Above is another example. This was using a popular and common load used during high power for the AR15. It is the Seirra 77 grain bullet that I loaded myself with the utmost care. It is 20 rounds. This is not a special barrel. I have seen many plain milspec barrels that would do at the worst 1 to 2 MOA with decent ammo, and usually it is closer to 1.5 MOA with match ammo. AR15 pattern carbines and their accuracy is like a diamond in the rough. You have to learn to work around the things that hold you back. The trigger on a milspec rack grade gun is not pleasant or easy to use when shooting for small groups, but you can get used to it and learn it. The barrels are not always free floated, but you can shoot in ways to not stress the barrel and get it to hot.
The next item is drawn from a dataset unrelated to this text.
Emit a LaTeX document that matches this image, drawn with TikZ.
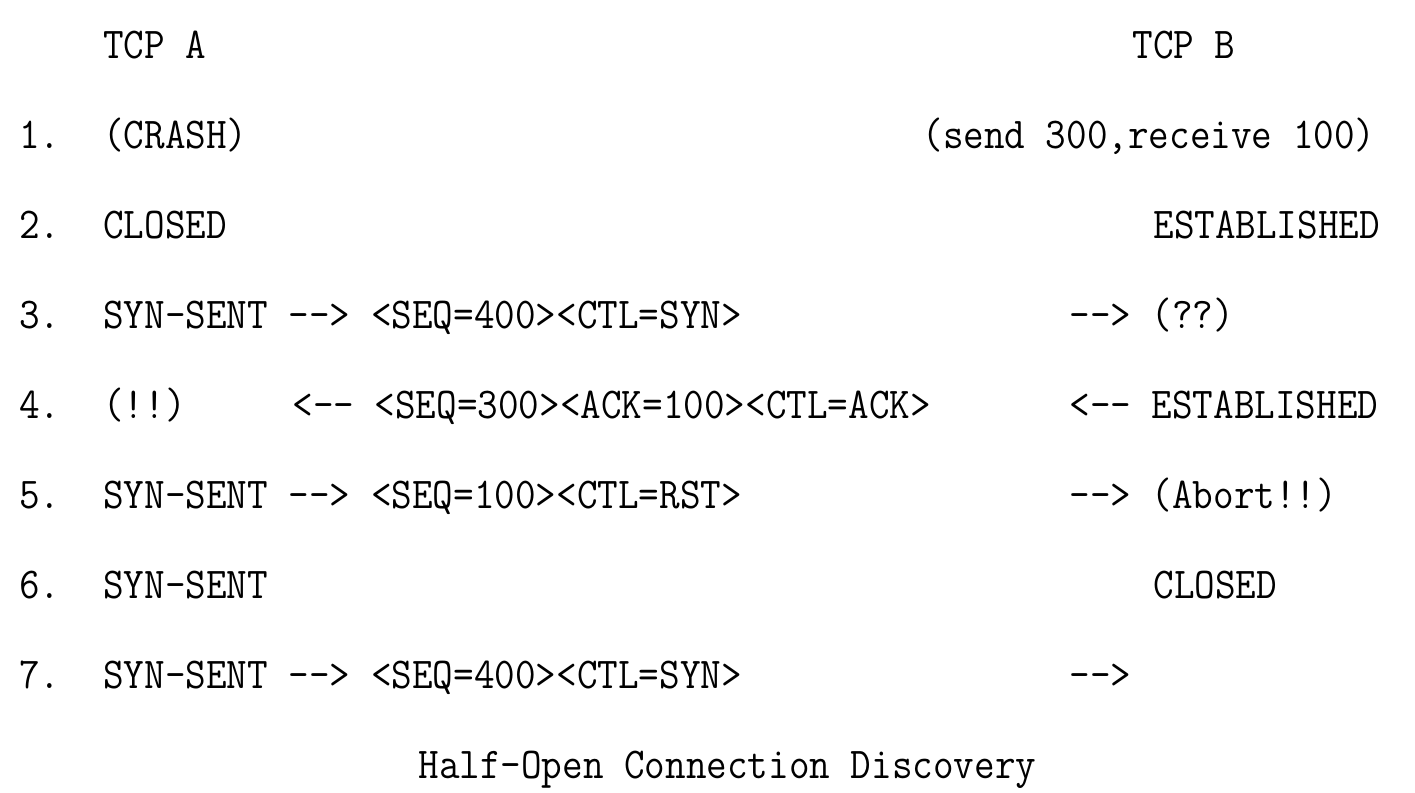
\documentclass[tikz,border=0pt]{standalone}
\usepackage{fontspec}
\setmonofont{Latin Modern Mono}[FakeStretch=0.909]
\begin{document}
\begin{tikzpicture}[x=0.5pt,y=-0.5pt,
  txt/.style={anchor=base west,inner sep=0pt,font=\ttfamily\fontsize{22}{22}\selectfont}]
\useasboundingbox (0,0) rectangle (1415,793);
% column c -> x = 103 + 21*c ; baseline of row k -> 58 + 90*k
\node[txt] (ha) at (103,58) {TCP A};
\node[txt] (hb) at (1132,58) {TCP B};
%
\node[txt] (n1) at (19,148) {1.};
\node[txt] (a1) at (103,148) {(CRASH)};
\node[txt] (b1) at (922,148) {(send 300,receive 100)};
%
\node[txt] (n2) at (19,238) {2.};
\node[txt] (a2) at (103,238) {CLOSED};
\node[txt] (b2) at (1153,238) {ESTABLISHED};
%
\node[txt] (n3) at (19,328) {3.};
\node[txt] (a3) at (103,328) {SYN-SENT --> <SEQ=400><CTL=SYN>};
\node[txt] (b3) at (1069,328) {--> (??)};
%
\node[txt] (n4) at (19,418) {4.};
\node[txt] (a4) at (103,418) {(!!)};
\node[txt] (m4) at (292,418) {<-- <SEQ=300><ACK=100><CTL=ACK>};
\node[txt] (b4) at (1069,418) {<-- ESTABLISHED};
%
\node[txt] (n5) at (19,508) {5.};
\node[txt] (a5) at (103,508) {SYN-SENT --> <SEQ=100><CTL=RST>};
\node[txt] (b5) at (1069,508) {--> (Abort!!)};
%
\node[txt] (n6) at (19,598) {6.};
\node[txt] (a6) at (103,598) {SYN-SENT};
\node[txt] (b6) at (1153,598) {CLOSED};
%
\node[txt] (n7) at (19,688) {7.};
\node[txt] (a7) at (103,688) {SYN-SENT --> <SEQ=400><CTL=SYN>};
\node[txt] (b7) at (1069,688) {-->};
%
\node[txt] (cap) at (418,778) {Half-Open Connection Discovery};
\end{tikzpicture}
\end{document}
Optics can be changed around easily and the butt stocks can be worked around. It is almost a mental block, or conditioning that has people thinking that their rack grade guns have to be upgraded to shoot well. Of course there are some crap guns out there made by more then a few crap factories, but even the most unreliable will often have pretty decent barrels. It is hard to mess up a AR15 when it comes to accuracy, there is very little that can effect it once the barrel is floated , and even if its not, it is already very close to being free floated. The thing to remember though, is that accuracy is not everything.. You must have a carbine or rifle that is 100 percent reliable and combat hardened if you want it for defense use. If you are a dirt blaster or can shooter, then it does not matter I guess. If you want tight groups, the most import thing to remember after your own skill, and quality of the barrel is that you have to have quality ammo. Never use M193 or M855 or any ammo that is not meant to be match accurate, as a way to judge your rifles potential accuracy.